Post-Fire Structural Evaluations
Post-Fire
Buildings involved in a fire may have damage to the building’s structural integrity. The intensity and duration of heat or direct flame impingement can cause damage to concrete, steel and wood components that reduces the remaining strength of the structural component below the threshold of safety. Post-fire structural evaluation by
a forensic engineer is necessary to determine the extent of damage and determine the repair or replacement options to be considered.
A post-fire structural evaluation consists of determining whether the structural components of a building involved in a fire remain adequate to meet their original design intent. This evaluation can involve both destructive and non-destructive testing of concrete, steel and wood components. Depending on the extent of damage and temperature of the fire, components may need to be cleaned to remove soot and other contaminates in order to allow visual analysis. The manner in which areas are cleaned is dictated by which cleaning method will cause the least collateral damage. The components may be cleaned using abrasive blasting (sand, baking soda or glass), pressure washing, or chemical washing.
A visual examination of collateral items, such as lamps, door handles, plumbing items, windows, and plastics can help shed light on the characteristics of the fire. Having an idea of the fire’s temperature can help in evaluating the duration and intensity of the fire, which in turn, can help determine potential damage to surrounding structural items.
Concrete
Concrete exposed to fire can be expected to remain unaffected by temperatures up to 500˚F. When exposed to temperatures over 500˚F, concrete is subject to cracking or spalling. Spalling is the fragmentation or the delamination of the concrete surface. At these temperatures, heat from a fire can vaporize water within the concrete, resulting in forces that expand the concrete.
An easy test method involves tapping on the concrete with a hammer. If the concrete emits a ring, that indicates the concrete is still in good condition. If the concrete emits a deep thud, further testing is required. Another test is the use of a rebound hammer to compare the strength of one area of concrete to another. A rebound hammer is a device that exerts a force onto a concrete surface and measures the rebound off the concrete. The rebound is a method by which to measure the relative concrete strength.

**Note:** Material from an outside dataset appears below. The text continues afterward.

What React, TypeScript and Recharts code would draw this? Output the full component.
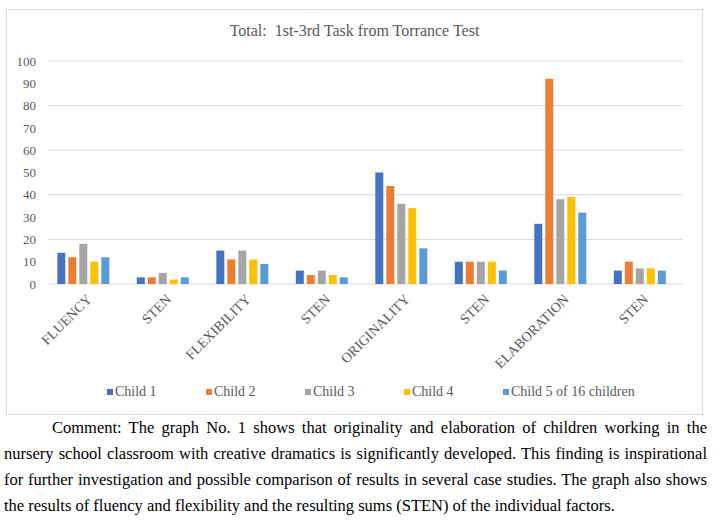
import { BarChart, Bar, XAxis, YAxis, CartesianGrid, Legend } from "recharts";

const categories = ["FLUENCY", "STEN", "FLEXIBILITY", "STEN", "ORIGINALITY", "STEN", "ELABORATION", "STEN"];
const child1 = [14, 3, 15, 6, 50, 10, 27, 6];
const child2 = [12, 3, 11, 4, 44, 10, 92, 10];
const child3 = [18, 5, 15, 6, 36, 10, 38, 7];
const child4 = [10, 2, 11, 4, 34, 10, 39, 7];
const child5 = [12, 3, 9, 3, 16, 6, 32, 6];
const yTicks = [0, 10, 20, 30, 40, 50, 60, 70, 80, 90, 100];

const series = [
  { key: "c1", name: "Child 1", color: "#4472C4", values: child1 },
  { key: "c2", name: "Child 2", color: "#ED7D31", values: child2 },
  { key: "c3", name: "Child 3", color: "#A5A5A5", values: child3 },
  { key: "c4", name: "Child 4", color: "#FFC000", values: child4 },
  { key: "c5", name: "Child 5 of 16 children", color: "#5B9BD5", values: child5 },
];

const data = categories.map((c, i) => {
  const row: any = { id: i, cat: c };
  series.forEach((s) => (row[s.key] = s.values[i]));
  return row;
});

const serif = "Liberation Serif, DejaVu Serif, serif";
const gray = "#595959";

function XTick(props: any) {
  const { x, y, payload } = props;
  const tx = x + 10;
  const ty = y + 8;
  return (
    <text x={tx} y={ty} textAnchor="end" transform={`rotate(-45 ${tx} ${ty})`} style={{ fontFamily: serif, fontSize: 14 }} fill={gray}>
      {categories[payload.value]}
    </text>
  );
}

// excel draws its gridlines a few px right of the category band
function GridLine(p: any) {
  return <line key={p.key} x1={p.x1 + 5} y1={p.y1} x2={p.x2 + 4} y2={p.y2} stroke="#d9d9d9" strokeWidth={1} />;
}

function LegendBox() {
  return (
    <div style={{ display: "flex", fontFamily: serif, fontSize: 14, color: gray }}>
      {series.map((s) => (
        <div key={s.key} style={{ width: 99, flexShrink: 0, display: "flex", alignItems: "center", whiteSpace: "nowrap" }}>
          <span style={{ display: "inline-block", flexShrink: 0, width: 6, height: 6, background: s.color, marginRight: 2 }} />
          {s.name}
        </div>
      ))}
    </div>
  );
}

export default function App() {
  return (
    <div style={{ position: "absolute", left: 0, top: 0, width: 719, height: 525, background: "#fff" }}>
      <div style={{ position: "absolute", left: 6, top: 9, width: 695, height: 404, border: "1px solid #d9d9d9" }}>
        <div style={{ position: "absolute", left: 0, width: 695, top: 12, textAlign: "center", fontFamily: serif, fontSize: 16, color: gray, whiteSpace: "pre" }}>
          {"Total:  1st-3rd Task from Torrance Test"}
        </div>
        <BarChart width={695} height={404} data={data} margin={{ top: 51, right: 23, left: 0, bottom: 0 }} barCategoryGap="18%" barGap={3}>
          <CartesianGrid vertical={false} horizontal={(p: any) => <GridLine {...p} />} />
          <XAxis dataKey="id" height={130} tickLine={false} axisLine={false} tick={<XTick />} interval={0} />
          <YAxis width={36} domain={[0, 100]} ticks={yTicks} axisLine={false} tickLine={false} tickMargin={1}
            tick={{ fontSize: 13, fontFamily: serif, fill: gray, style: { fontFamily: serif } }} />
          <Legend verticalAlign="middle" wrapperStyle={{ top: 374, left: 100, width: 580 }} content={<LegendBox />} />
          {series.map((s) => (
            <Bar key={s.key} dataKey={s.key} name={s.name} fill={s.color} isAnimationActive={false} />
          ))}
        </BarChart>
      </div>
      <p style={{ position: "absolute", left: 4, top: 415, width: 703, margin: 0, fontFamily: serif, fontSize: 16.5, lineHeight: "26px", textAlign: "justify", textIndent: 48, color: "#000" }}>
        Comment: The graph No. 1 shows that originality and elaboration of children working in the nursery school classroom with creative dramatics is significantly developed. This finding is inspirational for further investigation and possible comparison of results in several case studies. The graph also shows the results of fluency and flexibility and the resulting sums (STEN) of the individual factors.
      </p>
    </div>
  );
}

Although destructive in nature, the most accurate method of testing concrete is by harvesting a core sample. Core samples are sent to a laboratory for testing to determine the concrete’s actual strength. The color of the concrete after exposure to fire is an indication of the level of damage. The harvested core can also be examined for color differences. For example, a pinkish-reddish color indicates that the concrete did reach temperature levels sufficient to affect its strength. Concrete that is a whitish-grey has lost most of its strength and also the bond with any encased reinforcing steel, if present. When examined after a fire, concrete with a pink tint or concrete that is white and chalky should be considered for replacement.
Steel
As the temperatures rise during a fire, structural steel can also become affected. Intense heat can weaken steel members such that they deform in response to the applied loads. After a fire, steel members should be examined for warping, buckling or deformation. Members should be checked for plumb and straightness. The extent of distortion plays a part in the decision as to which members are to be replaced.
Another issue that can arise with metal structural members, post fire, is contamination resulting from exposure to the products of combustion of materials that burned in the vicinity. For example, when some plastics burn, they emit chlorides as products of combustion, which can result in corrosion of the steel on contact. Structural steel suspected as having been exposed to corrosives should be tested. The usual approach is to take wipe samples of the suspected contaminant and then subject the samples to laboratory examination. Should aggressive contaminants be identified, a decision can then be made as to a responsive action. For instance, steel can be media blasted or pressure washed, and then perhaps given a surface treatment such as protective coating.
In certain building types, metal wall panels and metal roofing panels are secured to the building with fasteners that have rubber or neoprene washers. The washers act as waterproofing barriers for the fasteners. Due to the materials from which the washers are composed, damage can take place to the washers from minimal heat. The damage could consist of deformation, or melting. Once the washers are deformed or melted, a pathway of water intrusion has been created that will result in further damage to the building, over time. A visual inspection should take place to examine the washers. In certain circumstances, it may be beneficial to perform water testing on the washers by discharging water on the washers while examining the interior of the building, at each location.
Wood
Determining the extent of fire damage to wooden members involves visual inspection. As wood chars, the outer layers of the wood are consumed. The wood member is now reduced in size, and consideration has to be given to whether there remains sufficient integrity to meet original design intent.
What's next?
When it comes to damage assessment of structural wood, concrete and steel components after a fire, there may be more to the job than meets the eye. Testing may be appropriate to identify and quantify the extent of damage. With this information in hand, repair and replacement alternatives can then be considered.